§ **Task input**:

▬▬▬▬▬▬▬▬▬▬

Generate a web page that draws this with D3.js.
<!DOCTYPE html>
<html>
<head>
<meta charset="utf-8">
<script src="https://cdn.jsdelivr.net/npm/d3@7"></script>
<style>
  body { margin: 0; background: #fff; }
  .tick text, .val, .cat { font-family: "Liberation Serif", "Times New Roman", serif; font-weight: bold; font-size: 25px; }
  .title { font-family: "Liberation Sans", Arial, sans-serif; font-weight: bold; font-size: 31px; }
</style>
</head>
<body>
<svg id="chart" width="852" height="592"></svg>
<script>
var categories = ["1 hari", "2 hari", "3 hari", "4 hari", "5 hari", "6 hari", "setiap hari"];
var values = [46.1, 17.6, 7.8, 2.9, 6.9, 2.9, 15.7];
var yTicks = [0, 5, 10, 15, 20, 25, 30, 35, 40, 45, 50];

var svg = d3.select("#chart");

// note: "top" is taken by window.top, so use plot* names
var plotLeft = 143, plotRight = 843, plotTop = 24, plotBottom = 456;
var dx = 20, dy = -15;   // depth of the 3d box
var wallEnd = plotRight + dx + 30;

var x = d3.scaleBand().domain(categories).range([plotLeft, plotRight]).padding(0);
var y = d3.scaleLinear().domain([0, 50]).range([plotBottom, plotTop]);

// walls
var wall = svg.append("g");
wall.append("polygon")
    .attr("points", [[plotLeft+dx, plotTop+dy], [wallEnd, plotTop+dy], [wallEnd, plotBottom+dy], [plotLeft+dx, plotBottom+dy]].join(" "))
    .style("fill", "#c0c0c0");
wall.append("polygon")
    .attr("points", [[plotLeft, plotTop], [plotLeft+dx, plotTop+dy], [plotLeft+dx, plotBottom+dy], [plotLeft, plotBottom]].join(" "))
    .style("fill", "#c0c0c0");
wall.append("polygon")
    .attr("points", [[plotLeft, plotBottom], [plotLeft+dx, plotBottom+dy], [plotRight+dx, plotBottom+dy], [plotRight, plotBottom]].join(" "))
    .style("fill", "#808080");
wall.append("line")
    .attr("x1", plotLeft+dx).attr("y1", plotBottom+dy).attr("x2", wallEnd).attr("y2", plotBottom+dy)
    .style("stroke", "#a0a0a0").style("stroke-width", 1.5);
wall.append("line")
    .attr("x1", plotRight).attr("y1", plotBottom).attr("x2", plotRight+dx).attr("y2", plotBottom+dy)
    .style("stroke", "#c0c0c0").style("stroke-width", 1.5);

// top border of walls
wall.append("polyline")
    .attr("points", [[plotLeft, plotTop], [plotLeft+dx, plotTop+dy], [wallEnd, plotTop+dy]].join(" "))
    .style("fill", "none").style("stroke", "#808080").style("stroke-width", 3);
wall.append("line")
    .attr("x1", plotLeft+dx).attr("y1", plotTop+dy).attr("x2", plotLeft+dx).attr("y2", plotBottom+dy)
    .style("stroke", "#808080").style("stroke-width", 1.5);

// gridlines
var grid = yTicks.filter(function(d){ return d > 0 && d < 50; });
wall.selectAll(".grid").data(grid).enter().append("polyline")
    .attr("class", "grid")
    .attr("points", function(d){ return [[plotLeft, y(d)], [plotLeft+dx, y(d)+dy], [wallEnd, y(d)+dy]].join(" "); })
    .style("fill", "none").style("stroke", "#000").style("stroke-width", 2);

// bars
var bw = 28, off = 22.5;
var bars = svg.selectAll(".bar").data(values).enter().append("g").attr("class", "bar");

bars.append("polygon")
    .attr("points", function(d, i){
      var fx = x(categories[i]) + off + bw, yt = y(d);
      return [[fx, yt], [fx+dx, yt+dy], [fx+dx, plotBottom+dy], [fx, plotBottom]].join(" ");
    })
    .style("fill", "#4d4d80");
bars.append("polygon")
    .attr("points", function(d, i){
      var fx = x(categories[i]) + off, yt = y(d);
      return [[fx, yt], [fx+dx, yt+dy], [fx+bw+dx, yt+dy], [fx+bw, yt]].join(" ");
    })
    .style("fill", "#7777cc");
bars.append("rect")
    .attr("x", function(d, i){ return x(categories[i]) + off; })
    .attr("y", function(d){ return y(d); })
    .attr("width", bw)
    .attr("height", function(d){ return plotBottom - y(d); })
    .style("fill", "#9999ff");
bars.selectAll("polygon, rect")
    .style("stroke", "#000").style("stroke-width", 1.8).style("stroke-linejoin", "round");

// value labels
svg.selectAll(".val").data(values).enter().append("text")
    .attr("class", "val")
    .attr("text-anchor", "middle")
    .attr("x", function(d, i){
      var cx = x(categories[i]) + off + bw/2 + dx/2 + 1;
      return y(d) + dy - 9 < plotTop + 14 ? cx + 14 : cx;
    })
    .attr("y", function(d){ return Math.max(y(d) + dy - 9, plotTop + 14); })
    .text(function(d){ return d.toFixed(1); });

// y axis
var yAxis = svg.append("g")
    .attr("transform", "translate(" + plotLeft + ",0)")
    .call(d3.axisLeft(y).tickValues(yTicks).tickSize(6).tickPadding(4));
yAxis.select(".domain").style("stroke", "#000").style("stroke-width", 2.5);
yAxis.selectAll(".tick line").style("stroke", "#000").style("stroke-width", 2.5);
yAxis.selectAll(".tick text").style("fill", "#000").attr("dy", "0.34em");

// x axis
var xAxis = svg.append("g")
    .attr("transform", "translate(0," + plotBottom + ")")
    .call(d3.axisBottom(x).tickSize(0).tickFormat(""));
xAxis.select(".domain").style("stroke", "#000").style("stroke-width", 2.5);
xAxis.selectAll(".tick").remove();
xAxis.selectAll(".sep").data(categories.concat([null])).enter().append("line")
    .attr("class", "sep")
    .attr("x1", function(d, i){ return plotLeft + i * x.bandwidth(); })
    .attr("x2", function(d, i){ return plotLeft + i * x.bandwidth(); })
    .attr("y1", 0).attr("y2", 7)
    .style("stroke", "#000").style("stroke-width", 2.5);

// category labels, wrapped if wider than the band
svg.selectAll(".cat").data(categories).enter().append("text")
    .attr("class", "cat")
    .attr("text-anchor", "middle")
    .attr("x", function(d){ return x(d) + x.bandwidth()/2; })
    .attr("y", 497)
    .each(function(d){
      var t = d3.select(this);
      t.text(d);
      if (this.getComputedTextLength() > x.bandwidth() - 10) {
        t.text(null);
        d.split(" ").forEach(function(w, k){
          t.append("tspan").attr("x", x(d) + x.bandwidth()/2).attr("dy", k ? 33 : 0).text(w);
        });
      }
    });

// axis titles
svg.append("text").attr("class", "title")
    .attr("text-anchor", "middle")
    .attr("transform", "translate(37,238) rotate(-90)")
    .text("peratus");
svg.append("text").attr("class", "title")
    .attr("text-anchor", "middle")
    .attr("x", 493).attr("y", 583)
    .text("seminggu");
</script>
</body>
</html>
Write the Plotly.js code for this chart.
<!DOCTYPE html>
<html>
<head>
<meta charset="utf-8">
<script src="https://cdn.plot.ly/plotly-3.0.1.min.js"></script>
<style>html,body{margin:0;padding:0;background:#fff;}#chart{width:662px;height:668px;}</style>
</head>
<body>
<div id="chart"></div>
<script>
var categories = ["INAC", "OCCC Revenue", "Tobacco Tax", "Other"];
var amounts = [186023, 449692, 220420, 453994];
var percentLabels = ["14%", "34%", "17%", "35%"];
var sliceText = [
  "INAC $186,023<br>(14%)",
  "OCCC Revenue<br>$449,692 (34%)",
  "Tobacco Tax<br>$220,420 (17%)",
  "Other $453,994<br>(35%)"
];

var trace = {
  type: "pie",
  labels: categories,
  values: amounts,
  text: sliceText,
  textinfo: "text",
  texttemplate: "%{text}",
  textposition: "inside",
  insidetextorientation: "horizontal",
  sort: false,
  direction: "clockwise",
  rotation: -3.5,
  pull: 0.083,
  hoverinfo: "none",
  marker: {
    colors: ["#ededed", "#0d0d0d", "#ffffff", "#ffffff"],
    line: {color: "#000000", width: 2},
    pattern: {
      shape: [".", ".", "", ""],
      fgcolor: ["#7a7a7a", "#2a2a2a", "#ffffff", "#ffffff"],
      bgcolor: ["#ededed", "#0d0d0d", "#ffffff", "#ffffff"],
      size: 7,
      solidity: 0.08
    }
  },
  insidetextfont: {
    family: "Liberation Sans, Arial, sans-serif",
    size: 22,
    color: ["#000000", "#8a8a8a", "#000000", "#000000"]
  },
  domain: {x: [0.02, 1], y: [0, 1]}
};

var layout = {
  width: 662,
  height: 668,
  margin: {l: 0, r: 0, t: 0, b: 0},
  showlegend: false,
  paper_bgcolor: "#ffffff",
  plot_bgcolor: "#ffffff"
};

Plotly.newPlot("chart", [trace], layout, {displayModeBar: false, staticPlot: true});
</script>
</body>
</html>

▬▬▬▬▬▬▬▬▬▬

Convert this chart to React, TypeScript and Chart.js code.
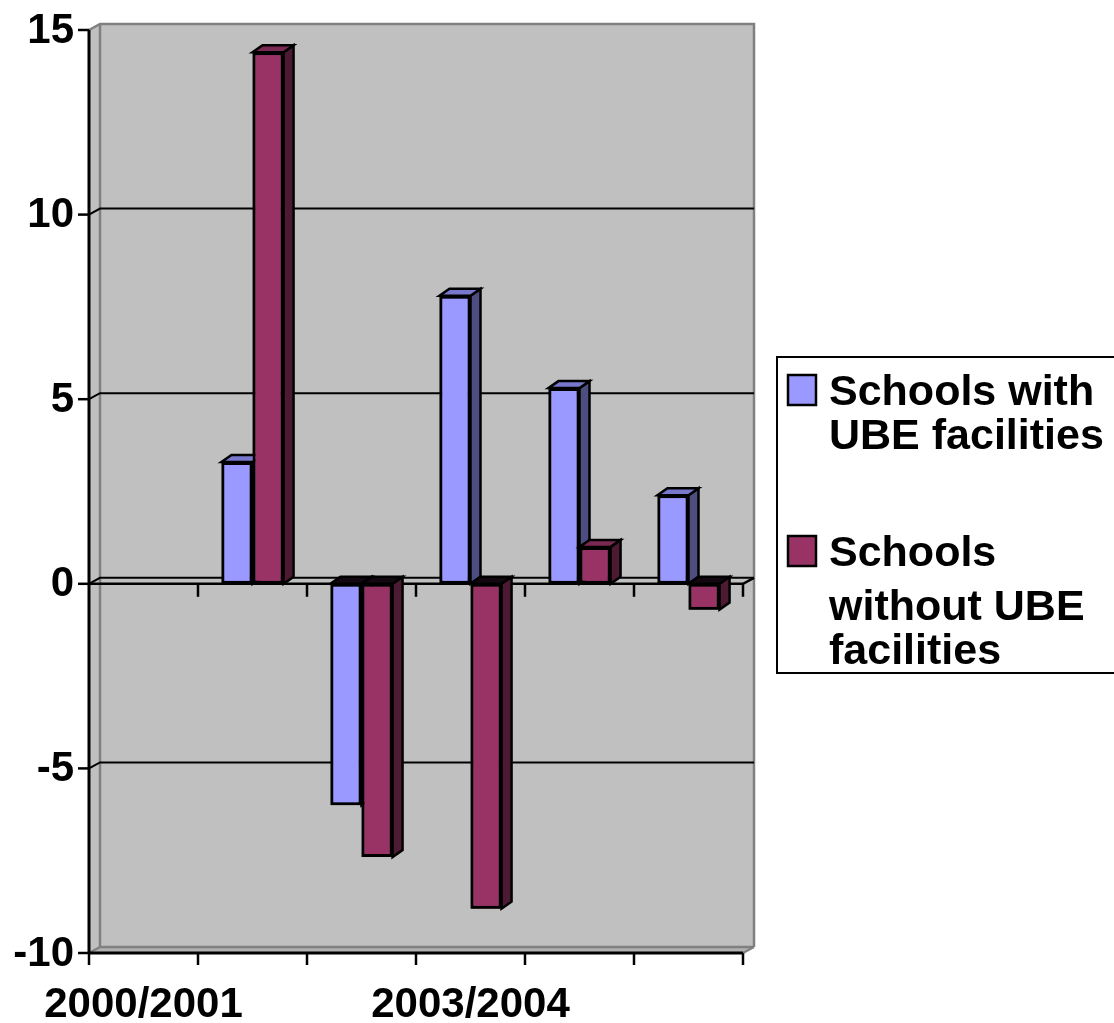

▬▬▬▬▬▬▬▬▬▬

§ **Do this**: Reproduce exactly, and only, the lines from the one that contains "Generate a web" down to the one that contains "d3.scaleLinear().domain([0, 50]).range([plotBottom, plotTop]);", both ends included.

§ **Written response**:
Generate a web page that draws this with D3.js.
<!DOCTYPE html>
<html>
<head>
<meta charset="utf-8">
<script src="https://cdn.jsdelivr.net/npm/d3@7"></script>
<style>
  body { margin: 0; background: #fff; }
  .tick text, .val, .cat { font-family: "Liberation Serif", "Times New Roman", serif; font-weight: bold; font-size: 25px; }
  .title { font-family: "Liberation Sans", Arial, sans-serif; font-weight: bold; font-size: 31px; }
</style>
</head>
<body>
<svg id="chart" width="852" height="592"></svg>
<script>
var categories = ["1 hari", "2 hari", "3 hari", "4 hari", "5 hari", "6 hari", "setiap hari"];
var values = [46.1, 17.6, 7.8, 2.9, 6.9, 2.9, 15.7];
var yTicks = [0, 5, 10, 15, 20, 25, 30, 35, 40, 45, 50];

var svg = d3.select("#chart");

// note: "top" is taken by window.top, so use plot* names
var plotLeft = 143, plotRight = 843, plotTop = 24, plotBottom = 456;
var dx = 20, dy = -15;   // depth of the 3d box
var wallEnd = plotRight + dx + 30;

var x = d3.scaleBand().domain(categories).range([plotLeft, plotRight]).padding(0);
var y = d3.scaleLinear().domain([0, 50]).range([plotBottom, plotTop]);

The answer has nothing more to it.